You just found the perfect I2C sensor, available in a handy chainable Qwiic, or STEMMA QT package, and you want to wire up two or three or four of them to your microcontroller when you realize "Uh oh, this chip has a fixed I2C address, and from what I know about I2C, you cannot have two devices with the same address on the same SDA/SCL pins!" Are you out of luck? You would be, if you didn't have this ultra-cool Adafruit PCA9546 4 Channel STEMMA QT / Qwiic I2C Multiplexer!
Finally, a way to get up to 4 same-address I2C devices hooked up to one microcontroller - this multiplexer acts as a gatekeeper, shuttling the commands to the selected I2C port with your command. If you need to have up to 8 multiplexed devices, check out the 8-channel PCA9548 version of this board.

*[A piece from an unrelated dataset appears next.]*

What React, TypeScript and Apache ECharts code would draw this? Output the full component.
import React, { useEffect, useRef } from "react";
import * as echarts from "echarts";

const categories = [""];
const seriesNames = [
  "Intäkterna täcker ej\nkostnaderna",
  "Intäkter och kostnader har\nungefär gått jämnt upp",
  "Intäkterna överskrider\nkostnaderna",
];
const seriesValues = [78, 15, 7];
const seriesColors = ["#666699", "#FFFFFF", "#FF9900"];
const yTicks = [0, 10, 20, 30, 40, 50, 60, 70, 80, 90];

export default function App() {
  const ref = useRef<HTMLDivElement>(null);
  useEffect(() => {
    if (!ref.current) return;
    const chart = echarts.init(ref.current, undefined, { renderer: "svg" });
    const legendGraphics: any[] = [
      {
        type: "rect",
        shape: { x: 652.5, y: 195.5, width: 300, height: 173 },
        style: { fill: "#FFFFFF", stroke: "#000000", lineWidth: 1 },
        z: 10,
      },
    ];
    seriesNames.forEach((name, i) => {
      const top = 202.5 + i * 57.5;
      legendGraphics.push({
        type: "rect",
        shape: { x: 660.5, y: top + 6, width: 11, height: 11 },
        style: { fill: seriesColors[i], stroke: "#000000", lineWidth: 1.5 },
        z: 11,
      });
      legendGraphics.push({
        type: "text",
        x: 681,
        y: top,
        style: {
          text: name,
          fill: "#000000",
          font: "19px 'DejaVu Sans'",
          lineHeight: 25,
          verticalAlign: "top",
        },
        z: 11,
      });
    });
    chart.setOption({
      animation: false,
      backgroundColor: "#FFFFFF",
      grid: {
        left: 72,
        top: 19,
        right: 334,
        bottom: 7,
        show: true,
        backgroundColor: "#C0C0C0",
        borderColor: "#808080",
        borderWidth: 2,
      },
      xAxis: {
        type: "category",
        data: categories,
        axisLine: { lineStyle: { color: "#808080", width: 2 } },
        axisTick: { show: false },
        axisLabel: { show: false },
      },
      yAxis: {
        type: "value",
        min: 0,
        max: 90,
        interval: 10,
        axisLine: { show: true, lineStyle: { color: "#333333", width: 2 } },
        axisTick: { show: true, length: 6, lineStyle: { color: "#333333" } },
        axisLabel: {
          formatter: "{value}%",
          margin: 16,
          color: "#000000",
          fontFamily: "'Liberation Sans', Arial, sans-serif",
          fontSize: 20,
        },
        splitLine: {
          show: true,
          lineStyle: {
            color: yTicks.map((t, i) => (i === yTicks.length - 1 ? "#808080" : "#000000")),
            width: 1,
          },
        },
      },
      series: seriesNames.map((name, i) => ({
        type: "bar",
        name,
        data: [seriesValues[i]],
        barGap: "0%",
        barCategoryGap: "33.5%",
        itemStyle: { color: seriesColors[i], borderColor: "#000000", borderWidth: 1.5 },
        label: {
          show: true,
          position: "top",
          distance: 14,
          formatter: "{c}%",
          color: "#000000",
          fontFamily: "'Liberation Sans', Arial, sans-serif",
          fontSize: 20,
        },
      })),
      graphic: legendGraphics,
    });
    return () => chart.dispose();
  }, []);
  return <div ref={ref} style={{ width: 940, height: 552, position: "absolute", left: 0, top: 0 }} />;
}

In case you're wondering why this uses the PCA9546 and not the TCA9546A, the PCA9546 is the 'fraternal twin sister' of the TCA9546 but is easier to get during the great chip shortage of 2022-23. It works exactly the same, just can't go down to 1.8V power which is OK because QT boards are 3V or 5V only anyways. You can still use any example code or library for the TCA9546 or TCA9548
Using it is fairly straight-forward: the multiplexer itself is on I2C address 0x70 (but can be adjusted from 0x70 to 0x77 using jumpers on the back) and you simply write a single byte with the desired multiplexed output number to that port, and bam - any future I2C packets will get sent to that port. In theory, you could have 8 of these multiplexers on each of 0x70-0x77 addresses in order to control 4*8 = 32 of the same-I2C-addressed-part.
The Adafruit STEMMA QT / Qwiic PCA9546 Breakout - 4 Channel has five JST SH 1mm connectors: 1 input and 4 outputs. There's one port at the end that connects to your I2C controller (there are also breadboard breakout pins if you need them). Use this breakout to add as many I2C devices to the bus as you need. Complete with mounting holes so the board can be added to any system. A small power LED lets you know that the hub board has connectivity.

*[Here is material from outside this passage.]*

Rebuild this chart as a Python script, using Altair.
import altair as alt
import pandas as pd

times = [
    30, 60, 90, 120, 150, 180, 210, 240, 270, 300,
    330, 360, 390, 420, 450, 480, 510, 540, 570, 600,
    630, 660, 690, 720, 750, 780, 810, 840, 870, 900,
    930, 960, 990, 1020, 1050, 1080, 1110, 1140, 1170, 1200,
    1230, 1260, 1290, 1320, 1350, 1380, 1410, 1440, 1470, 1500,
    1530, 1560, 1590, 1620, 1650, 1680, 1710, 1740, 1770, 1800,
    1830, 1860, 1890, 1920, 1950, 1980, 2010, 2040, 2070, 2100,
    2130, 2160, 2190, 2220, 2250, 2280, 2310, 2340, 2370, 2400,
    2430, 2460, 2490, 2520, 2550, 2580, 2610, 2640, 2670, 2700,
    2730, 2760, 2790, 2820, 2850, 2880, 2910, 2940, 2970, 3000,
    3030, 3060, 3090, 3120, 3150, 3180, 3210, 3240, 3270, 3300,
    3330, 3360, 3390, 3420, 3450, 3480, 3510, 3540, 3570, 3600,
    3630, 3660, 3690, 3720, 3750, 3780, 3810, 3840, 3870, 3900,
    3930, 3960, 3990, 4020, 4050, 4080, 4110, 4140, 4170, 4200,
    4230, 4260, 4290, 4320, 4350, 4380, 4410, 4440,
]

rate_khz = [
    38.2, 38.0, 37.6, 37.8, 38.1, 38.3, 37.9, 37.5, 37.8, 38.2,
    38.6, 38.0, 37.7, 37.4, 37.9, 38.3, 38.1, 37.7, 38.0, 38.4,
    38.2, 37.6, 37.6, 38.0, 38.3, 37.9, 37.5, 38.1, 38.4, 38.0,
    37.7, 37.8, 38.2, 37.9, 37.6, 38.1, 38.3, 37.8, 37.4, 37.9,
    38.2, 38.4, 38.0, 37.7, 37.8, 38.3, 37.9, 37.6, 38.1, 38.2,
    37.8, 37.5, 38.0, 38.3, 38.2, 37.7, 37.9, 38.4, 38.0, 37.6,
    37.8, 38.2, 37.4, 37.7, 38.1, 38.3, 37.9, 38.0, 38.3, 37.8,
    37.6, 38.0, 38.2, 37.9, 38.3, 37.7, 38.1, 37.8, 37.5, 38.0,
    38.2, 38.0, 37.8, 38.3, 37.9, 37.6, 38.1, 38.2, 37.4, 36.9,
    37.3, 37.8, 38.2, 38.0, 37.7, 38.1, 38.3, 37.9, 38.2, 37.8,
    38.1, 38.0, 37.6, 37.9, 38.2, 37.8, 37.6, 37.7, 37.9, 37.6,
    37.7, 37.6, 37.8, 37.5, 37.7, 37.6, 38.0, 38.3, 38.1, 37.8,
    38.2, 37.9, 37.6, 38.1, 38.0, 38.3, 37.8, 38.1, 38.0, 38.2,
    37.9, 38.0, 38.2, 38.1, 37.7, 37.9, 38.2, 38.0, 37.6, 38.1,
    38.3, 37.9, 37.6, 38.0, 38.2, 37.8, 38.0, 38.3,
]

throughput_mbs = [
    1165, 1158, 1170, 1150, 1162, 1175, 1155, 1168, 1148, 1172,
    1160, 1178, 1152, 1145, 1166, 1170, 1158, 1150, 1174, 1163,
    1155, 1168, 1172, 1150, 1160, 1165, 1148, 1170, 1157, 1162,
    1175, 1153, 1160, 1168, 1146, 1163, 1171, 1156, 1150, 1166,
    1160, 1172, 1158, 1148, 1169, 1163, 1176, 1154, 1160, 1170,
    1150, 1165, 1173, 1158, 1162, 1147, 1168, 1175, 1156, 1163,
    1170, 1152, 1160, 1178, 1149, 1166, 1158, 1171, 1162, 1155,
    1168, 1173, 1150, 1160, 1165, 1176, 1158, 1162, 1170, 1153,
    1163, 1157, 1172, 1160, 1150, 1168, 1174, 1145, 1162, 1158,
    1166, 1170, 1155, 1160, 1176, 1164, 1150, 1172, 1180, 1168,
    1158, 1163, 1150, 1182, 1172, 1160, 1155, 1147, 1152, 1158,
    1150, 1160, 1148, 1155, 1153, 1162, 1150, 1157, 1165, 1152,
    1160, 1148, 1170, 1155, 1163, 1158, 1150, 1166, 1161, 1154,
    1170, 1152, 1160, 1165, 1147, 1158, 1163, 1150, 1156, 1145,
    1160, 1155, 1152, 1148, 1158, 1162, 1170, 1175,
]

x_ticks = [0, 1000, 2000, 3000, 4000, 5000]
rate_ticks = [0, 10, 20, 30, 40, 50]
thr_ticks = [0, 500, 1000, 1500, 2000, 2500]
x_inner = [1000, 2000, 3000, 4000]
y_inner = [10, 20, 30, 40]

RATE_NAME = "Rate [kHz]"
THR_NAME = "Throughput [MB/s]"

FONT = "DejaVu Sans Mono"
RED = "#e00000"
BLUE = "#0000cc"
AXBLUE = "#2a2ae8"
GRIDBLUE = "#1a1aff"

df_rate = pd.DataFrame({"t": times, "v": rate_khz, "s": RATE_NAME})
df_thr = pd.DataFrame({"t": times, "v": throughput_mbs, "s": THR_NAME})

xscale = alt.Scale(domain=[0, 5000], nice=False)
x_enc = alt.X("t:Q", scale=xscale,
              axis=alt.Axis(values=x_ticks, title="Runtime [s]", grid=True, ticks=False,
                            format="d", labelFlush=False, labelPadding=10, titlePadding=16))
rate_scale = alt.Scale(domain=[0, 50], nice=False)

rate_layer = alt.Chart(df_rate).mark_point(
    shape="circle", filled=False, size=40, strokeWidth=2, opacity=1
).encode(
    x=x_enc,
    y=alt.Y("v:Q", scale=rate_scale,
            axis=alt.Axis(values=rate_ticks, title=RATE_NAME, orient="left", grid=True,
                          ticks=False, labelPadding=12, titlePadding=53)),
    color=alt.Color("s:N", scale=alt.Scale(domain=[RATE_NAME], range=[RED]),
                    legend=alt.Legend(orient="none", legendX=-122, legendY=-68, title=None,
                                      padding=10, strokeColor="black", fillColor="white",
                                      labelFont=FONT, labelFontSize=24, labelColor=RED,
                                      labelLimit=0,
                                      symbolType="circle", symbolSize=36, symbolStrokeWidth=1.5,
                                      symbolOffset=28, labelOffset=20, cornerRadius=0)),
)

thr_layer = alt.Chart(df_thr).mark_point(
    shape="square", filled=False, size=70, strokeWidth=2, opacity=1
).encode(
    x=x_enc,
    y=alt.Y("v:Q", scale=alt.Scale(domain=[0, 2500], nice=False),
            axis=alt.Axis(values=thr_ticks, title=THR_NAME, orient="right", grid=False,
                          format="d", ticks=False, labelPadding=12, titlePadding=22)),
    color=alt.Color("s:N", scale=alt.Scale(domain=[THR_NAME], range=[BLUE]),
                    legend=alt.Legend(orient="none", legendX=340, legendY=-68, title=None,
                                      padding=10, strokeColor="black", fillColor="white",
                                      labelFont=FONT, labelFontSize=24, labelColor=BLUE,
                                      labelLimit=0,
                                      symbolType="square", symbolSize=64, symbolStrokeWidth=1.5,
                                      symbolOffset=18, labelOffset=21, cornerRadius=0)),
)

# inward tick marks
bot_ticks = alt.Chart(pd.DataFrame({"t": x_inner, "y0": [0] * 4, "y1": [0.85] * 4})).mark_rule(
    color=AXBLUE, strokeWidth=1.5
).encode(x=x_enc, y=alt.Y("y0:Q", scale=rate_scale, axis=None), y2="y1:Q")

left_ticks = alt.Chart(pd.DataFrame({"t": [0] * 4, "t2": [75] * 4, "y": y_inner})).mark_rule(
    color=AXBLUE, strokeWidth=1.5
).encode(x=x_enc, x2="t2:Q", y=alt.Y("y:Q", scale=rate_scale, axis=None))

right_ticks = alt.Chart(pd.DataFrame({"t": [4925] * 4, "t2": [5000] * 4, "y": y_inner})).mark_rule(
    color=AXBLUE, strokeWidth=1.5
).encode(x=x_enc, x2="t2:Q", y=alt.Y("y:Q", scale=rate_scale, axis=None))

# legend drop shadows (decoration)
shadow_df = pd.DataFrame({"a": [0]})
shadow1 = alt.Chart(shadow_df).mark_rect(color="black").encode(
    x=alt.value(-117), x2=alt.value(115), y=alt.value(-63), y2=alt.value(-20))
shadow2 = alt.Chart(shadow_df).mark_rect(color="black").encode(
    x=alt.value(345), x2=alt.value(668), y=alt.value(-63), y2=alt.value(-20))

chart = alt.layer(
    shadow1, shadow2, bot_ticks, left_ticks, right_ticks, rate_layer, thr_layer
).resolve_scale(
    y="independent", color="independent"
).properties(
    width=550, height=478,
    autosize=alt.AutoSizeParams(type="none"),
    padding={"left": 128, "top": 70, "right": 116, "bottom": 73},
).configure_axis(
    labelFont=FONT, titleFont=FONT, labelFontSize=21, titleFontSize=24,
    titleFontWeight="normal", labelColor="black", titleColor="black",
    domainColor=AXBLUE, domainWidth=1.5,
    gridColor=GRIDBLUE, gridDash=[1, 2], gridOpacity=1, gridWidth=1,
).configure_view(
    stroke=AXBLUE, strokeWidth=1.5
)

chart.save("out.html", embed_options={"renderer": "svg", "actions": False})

There's even an onboard 3.3V 500mA regulator, so if you're using this with a 5V microcontroller like an Arduino 328-compatible, you can level shift all the QT ports to have 3V power and logic level. Simply cut/solder the jumper on the bottom of the PCB to force the power and logic level to be 3V.
Of course, because STEMMA QT is Qwiic compatible, it will work with any and all STEMMA QT or Qwiic boards and parts we have in the Adafruit shop.
Comes with only the assembled PCB, no cables or sensors included (we have tons available though!)